There are arguably four key conversion types that result from user interactions on your website: forms, phone calls, chats, and texts. We’ll go over each more in depth below, so let’s start with a closer look at utilizing some for securing valuable customer information.
Online Forms & Call Tracking
Perhaps the easiest interaction we all think of is the digital form. For example, it’s popular to include a form on your website for users to fill out information like their name, phone number, email address, and more. All that good stuff that easily gets sent to your CRM. But are you also tracking phone calls? This is usually tougher to track, and in most cases you’ll likely have to pay for some third-party integration – Car Wars is a great example.
They provide great phone tracking and they can put the phone call data back into Google Analytics for you. And while tracking manually-inputted numbers from users visiting your website is harder, you can still do things like track mobile click-to-calls pretty easily.
For instance, at BitMoto we track those click-to-call actions in Google Analytics (like in the image above). That means any time someone is on a mobile device and they click that call button, they trigger a little section of code that helps track data without having any sort of third-party integration. And again, while you do lose out on someone being on their desktop and manually dialing a number on their phone, you can still reliably track click-to-calls without any third-party integration.
Online Forms & Digital Retailing
Are you using digital retailing on any of your dealership websites? If you are, then you probably know that it doesn’t natively offer form-fill capabilities. For instance, Autofi, Roadster, and similar platforms all provide third-party digital retailing integrations that do provide form-fill options for Google Analytics. If you work with those providers, you can give them your analytics code and they can actually pump data back into your Analytics accounts by providing necessary data-layer labels. These labels actually track user interactions throughout that digital retailing process and not just the sending of the lead information off to the dealer. Some other examples are completing a credit app or finding the value of their trade-in.
Let’s look at another example:
The dealership in the above example uses Dealer.com’s digital retailing service. The “Offer Submit” tracking feature basically sends the customer lead information to the dealership through Dealer.com’s digital retailing. So that’s a lead that, without setting up that integration, you’re totally missing from an analytics-tracking perspective.
Digging a little deeper, when you work through the rest of that digital retailing process with platforms like Dealer.com, they allow you to accomplish additional value trade tracking and credit application tracking too. You can also get data based on user actions all the way to finalizing their car purchase before literally committing to buy it.
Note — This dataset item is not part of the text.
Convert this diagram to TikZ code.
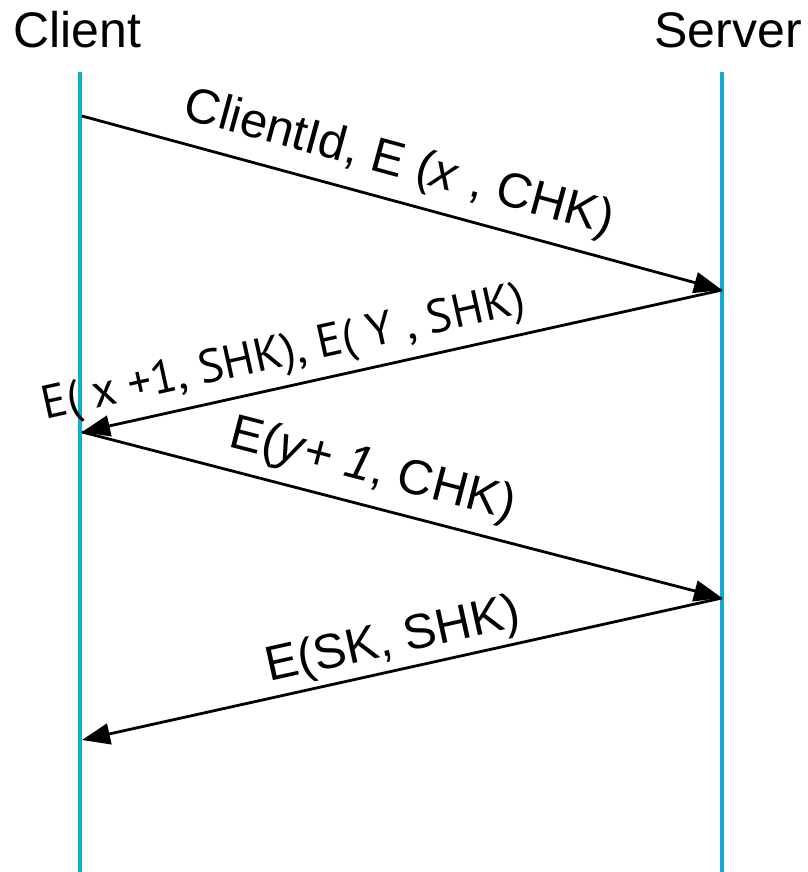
\documentclass[tikz,border=0pt]{standalone}
\usepackage{fontspec}
\setmainfont{Liberation Sans}
\newfontfamily\humfont{PT Sans}
\usetikzlibrary{arrows.meta}
\definecolor{life}{RGB}{18,172,206}
\begin{document}
\begin{tikzpicture}[x=1pt,y=-1pt,
  lifeline/.style={draw=life, line width=3.6pt},
  msg/.style={draw=black, line width=2.8pt, -{Triangle[length=28pt,width=21pt]}},
  title/.style={font=\fontsize{50}{58}\selectfont, inner sep=0pt},
  lbl/.style={font=\fontsize{49}{56}\selectfont, sloped, anchor=base, inner sep=0pt},
  lblh/.style={font=\humfont\fontsize{47}{56}\selectfont, sloped, anchor=base, inner sep=0pt}]
\useasboundingbox (0,0) rectangle (807,872);
\node[title, anchor=base west] (client) at (13,48) {Client};
\node[title, anchor=base east] (server) at (802,48) {Server};
\coordinate (ctop) at (80,72);
\coordinate (cbot) at (80,872);
\coordinate (stop) at (722,72);
\coordinate (sbot) at (722,872);
\draw[lifeline] (ctop) -- (cbot);
\draw[lifeline] (stop) -- (sbot);
\coordinate (c1) at (82,116);
\coordinate (s1) at (722,290);
\coordinate (c2) at (82,432);
\coordinate (s2) at (722,598);
\coordinate (c3) at (82,740);
\draw[msg] (c1) -- node[lbl, pos=0.48, yshift=24pt] (l1) {ClientId, E (\textit{x} , CHK)} (s1);
\draw[msg] (s1) -- node[lblh, pos=0.674, yshift=20pt] (l2) {E( x +1, SHK), E( Y , SHK)} (c2);
\draw[msg] (c2) -- node[lbl, pos=0.44, yshift=23pt] (l3) {E(\textit{y}+ \textit{1}, CHK)} (s2);
\draw[msg] (s2) -- node[lbl, pos=0.504, yshift=16pt] (l4) {E(SK, SHK)} (c3);
\end{tikzpicture}
\end{document}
Dealer.com includes this pre-purchase finalization step as a trackable element, or goal, in Google Analytics called “Accept Deal.”
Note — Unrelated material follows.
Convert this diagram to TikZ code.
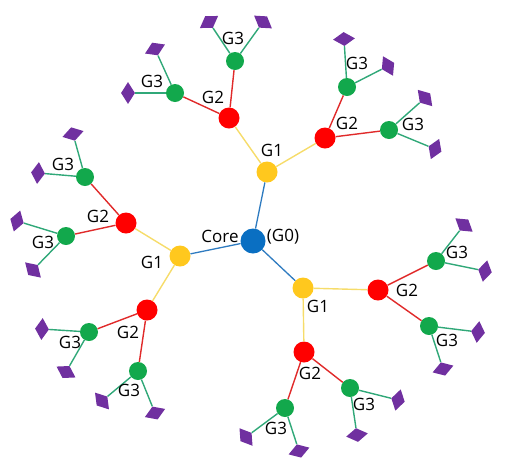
\documentclass[tikz,border=0pt]{standalone}
\usepackage{fontspec}
\setmainfont{Open Sans}
\usetikzlibrary{shapes.geometric,calc}
\definecolor{cblue}{HTML}{0A6FC2}
\definecolor{cyel}{HTML}{FFC81E}
\definecolor{cred}{HTML}{FF0000}
\definecolor{cgreen}{HTML}{12A84C}
\definecolor{cpurple}{HTML}{7030A0}
\definecolor{eblue}{HTML}{2E7BC0}
\definecolor{eyel}{HTML}{F6DC6A}
\definecolor{ered}{HTML}{E02A2A}
\definecolor{egreen}{HTML}{30A878}
\tikzset{
  dot/.style={circle,inner sep=0pt,draw=none},
  corenode/.style={dot,fill=cblue,minimum size=25pt},
  gonenode/.style={dot,fill=cyel,minimum size=21pt},
  gtwonode/.style={dot,fill=cred,minimum size=21pt},
  gthreenode/.style={dot,fill=cgreen,minimum size=18pt},
  leafsty/.style={diamond,fill=cpurple,inner sep=0pt,minimum width=22pt,minimum height=14pt},
  lab/.style={font=\fontsize{17}{20}\selectfont,inner sep=0pt},
  bline/.style={draw=eblue,line width=1.3pt},
  yline/.style={draw=eyel,line width=1.4pt},
  rline/.style={draw=ered,line width=1.4pt},
  gline/.style={draw=egreen,line width=1.4pt}
}
\newcommand\mkleaf[3]{%
  \path let \p1=($(#2)-(#1)$), \n1={atan2(\y1,\x1)} in
    node[leafsty,rotate=\n1+90] (#3) at (#2) {};
  \draw[gline] (#1) -- (#3);}
\begin{document}
\begin{tikzpicture}[x=1pt,y=-1pt]
\useasboundingbox (0,0) rectangle (510,472);
% core and G1
\node[corenode] (c) at (253,241) {};
\node[gonenode] (a) at (267,172) {};
\node[gonenode] (b) at (180,256) {};
\node[gonenode] (d) at (303,288) {};
% G2
\node[gtwonode] (a1) at (229,118) {};
\node[gtwonode] (a2) at (325,138) {};
\node[gtwonode] (b1) at (126,223) {};
\node[gtwonode] (b2) at (147,310) {};
\node[gtwonode] (d1) at (378,290) {};
\node[gtwonode] (d2) at (304,352) {};
% G3
\node[gthreenode] (a1x) at (235,61) {};
\node[gthreenode] (a1y) at (175,93) {};
\node[gthreenode] (a2x) at (347,87) {};
\node[gthreenode] (a2y) at (389,130) {};
\node[gthreenode] (b1x) at (85,177) {};
\node[gthreenode] (b1y) at (66,236) {};
\node[gthreenode] (b2x) at (89,332) {};
\node[gthreenode] (b2y) at (138,371) {};
\node[gthreenode] (d1x) at (436,261) {};
\node[gthreenode] (d1y) at (429,326) {};
\node[gthreenode] (d2x) at (350,388) {};
\node[gthreenode] (d2y) at (285,408) {};
% edges
\draw[bline] (c) -- (a);
\draw[bline] (c) -- (b);
\draw[bline] (c) -- (d);
\draw[yline] (a) -- (a1);
\draw[yline] (a) -- (a2);
\draw[yline] (b) -- (b1);
\draw[yline] (b) -- (b2);
\draw[yline] (d) -- (d1);
\draw[yline] (d) -- (d2);
\draw[rline] (a1) -- (a1x);
\draw[rline] (a1) -- (a1y);
\draw[rline] (a2) -- (a2x);
\draw[rline] (a2) -- (a2y);
\draw[rline] (b1) -- (b1x);
\draw[rline] (b1) -- (b1y);
\draw[rline] (b2) -- (b2x);
\draw[rline] (b2) -- (b2y);
\draw[rline] (d1) -- (d1x);
\draw[rline] (d1) -- (d1y);
\draw[rline] (d2) -- (d2x);
\draw[rline] (d2) -- (d2y);
% leaves
\mkleaf{a1x}{209,22}{l1}
\mkleaf{a1x}{263,22}{l2}
\mkleaf{a1y}{155,49}{l3}
\mkleaf{a1y}{128,93}{l4}
\mkleaf{a2x}{344,39}{l5}
\mkleaf{a2x}{388,66}{l6}
\mkleaf{a2y}{425,98}{l7}
\mkleaf{a2y}{435,149}{l8}
\mkleaf{b1x}{73,134}{l9}
\mkleaf{b1x}{38,173}{l10}
\mkleaf{b1y}{17,221}{l11}
\mkleaf{b1y}{33,270}{l12}
\mkleaf{b2x}{42,329}{l13}
\mkleaf{b2x}{66,372}{l14}
\mkleaf{b2y}{102,401}{l15}
\mkleaf{b2y}{155,413}{l16}
\mkleaf{d1x}{464,225}{l17}
\mkleaf{d1x}{485,271}{l18}
\mkleaf{d1y}{478,332}{l19}
\mkleaf{d1y}{443,369}{l20}
\mkleaf{d2x}{398,400}{l21}
\mkleaf{d2x}{357,435}{l22}
\mkleaf{d2y}{246,437}{l23}
\mkleaf{d2y}{299,451}{l24}
% labels
\node[lab] (tcore) at (220,236) {Core};
\node[lab] (tg0) at (283,237) {(G0)};
\node[lab] (ta) at (272,150) {G1};
\node[lab] (tb) at (152,262) {G1};
\node[lab] (td) at (318,306) {G1};
\node[lab] (ta1) at (213,97) {G2};
\node[lab] (ta2) at (347,123) {G2};
\node[lab] (tb1) at (98,216) {G2};
\node[lab] (tb2) at (128,332) {G2};
\node[lab] (td1) at (407,290) {G2};
\node[lab] (td2) at (310,373) {G2};
\node[lab] (ta1x) at (233,38) {G3};
\node[lab] (ta1y) at (152,81) {G3};
\node[lab] (ta2x) at (357,63) {G3};
\node[lab] (ta2y) at (413,124) {G3};
\node[lab] (tb1x) at (63,164) {G3};
\node[lab] (tb1y) at (43,242) {G3};
\node[lab] (tb2x) at (70,342) {G3};
\node[lab] (tb2y) at (129,390) {G3};
\node[lab] (td1x) at (457,252) {G3};
\node[lab] (td1y) at (447,340) {G3};
\node[lab] (td2x) at (364,404) {G3};
\node[lab] (td2y) at (276,428) {G3};
\end{tikzpicture}
\end{document}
This not only helps dealerships see how many people started the process and submitted their lead information, but also how many completed a credit application, put in a down payment, and more. As a dealer, you can pump all this information back into your analytics account and get almost real-time data into how people are interacting with these third-party platforms.
Chats, Texts, Forms, & Service Appointments
“Chat Session Lead” is another great trackable element in Google Analytics. For example, if you’re using Gubagoo or CarNow as your chat provider, you can supply them with your Google Analytics code and they can pump the data back in and give you the necessary data-layer labels to interpret it. This enables you to set up an Analytics goal that actually tracks the number of chats that users complete that send a lead to your CRM from your website.
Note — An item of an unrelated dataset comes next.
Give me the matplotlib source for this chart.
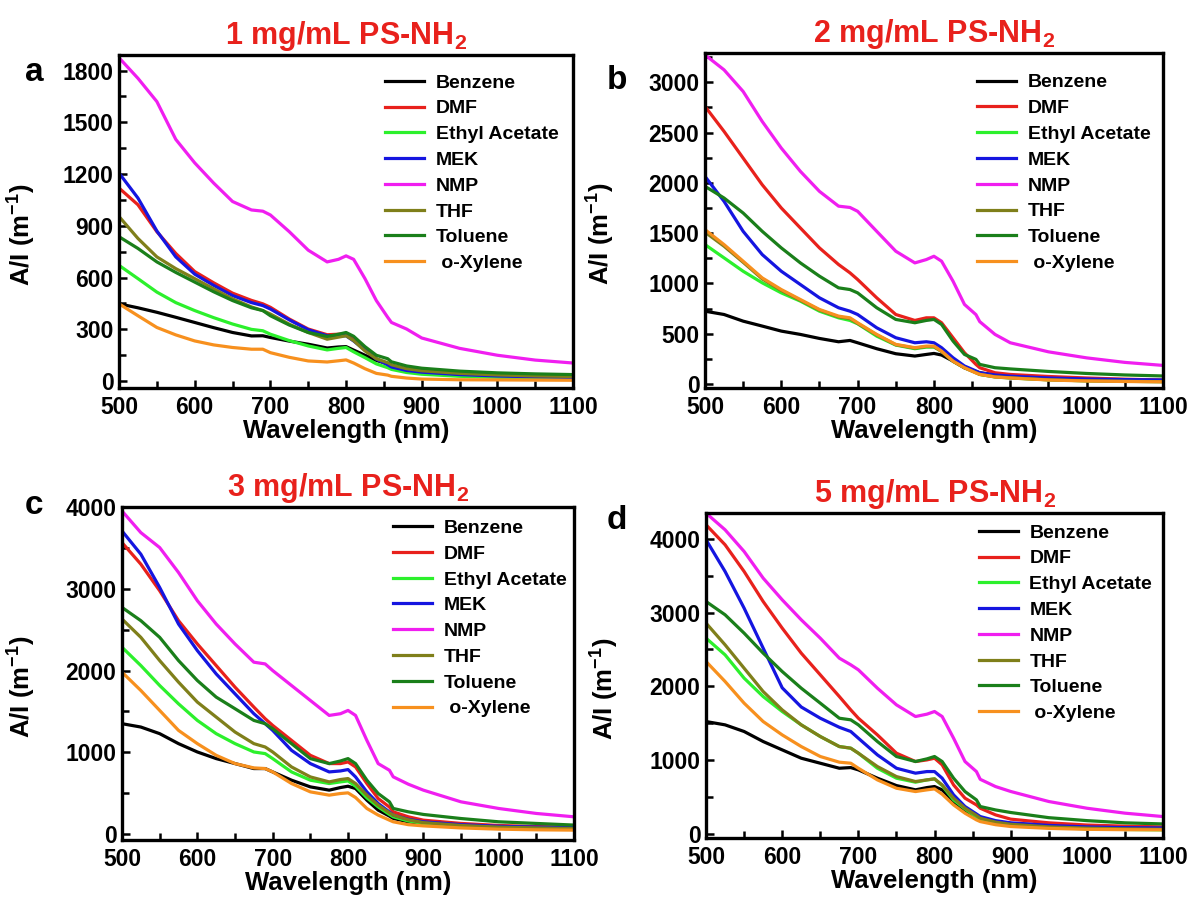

There’s a similar dynamic with tracking Schedule Service Appointment interactions with third-party platforms, like CDK Smartt. You can send your dealership’s Analytics code over to them, which enables them to send the data back to you and track it within Google Analytics as a conversion. The reason that’s so important is that, without accurate conversion tracking, why do any of it at all? You’d be really just guessing with data that’s too generalized.
Form fills, which are the easiest to track, are probably the lowest conversion-rate interaction that you have happen on your website. It’s usually harder to reliably have someone submit a form and wait a day or a couple hours to get back to them because most users want to chat and know if it’s available now.
Overall, if you’re not tracking forms, phone calls, chats, and texts in analytics, you’re missing a huge portion of where your leads are converting. For instance, if you’re trying to evaluate the performance of a vendor that’s doing paid search for you, or Facebook advertising, or your organic traffic for SEO, or any referrals such as CarGurus, Autotrader, they all likely tell you that they’re sending traffic back to your website. But, then, other important questions come up:
Do you know if users are calling you when they get to your dealership websites? Are they submitting a digital retailing lead? Are they chatting in?
If you’re missing the ability to track all of those things in your Analytics account, you’re really just looking at raw traffic. Which is a great start, but it doesn’t get you the full picture of what actually is working for you and what’s actually driving leads into your CRM that you can hopefully sell.
Without proper conversion data, you’re really just throwing darts at a board. You can have some traffic that looks really great based on the amount of users and how long they spend on the site – but are they submitting leads? That’s what matters. And that’s what goal tracking and conversion setups within Analytics helps you achieve.
Conversion Tracking & Advertising
Securing more comprehensive conversion data for your dealership also offers additional fringe benefits. For instance, a lot of advertising channels now rely on conversion data to optimize the ads themselves, which means there are entire advertising strategies out there that optimize for conversions too.
Essentially, Google Ads looks at the conversion data it receives from Google Analytics and it uses that data to determine who is likely to convert and who is not. And that actually changes your ad-bid amount. So, if you’re not giving Google Ads all the conversion data, it’s making assumptions based on just a very small piece of the data pie, and likely making the wrong decisions in terms of optimizing your ads to get the most conversions. So the more data you give the AI, the more accurately it can figure out how to best attribute your ad-spend and how to modify things to get the best results.
Figuring out how to implement proper conversion tracking within Google Analytics will only support your business with better data for improved growth. That’s why conversion tracking really is an essential part of your dealership’s Google Analytics strategy and digital presence.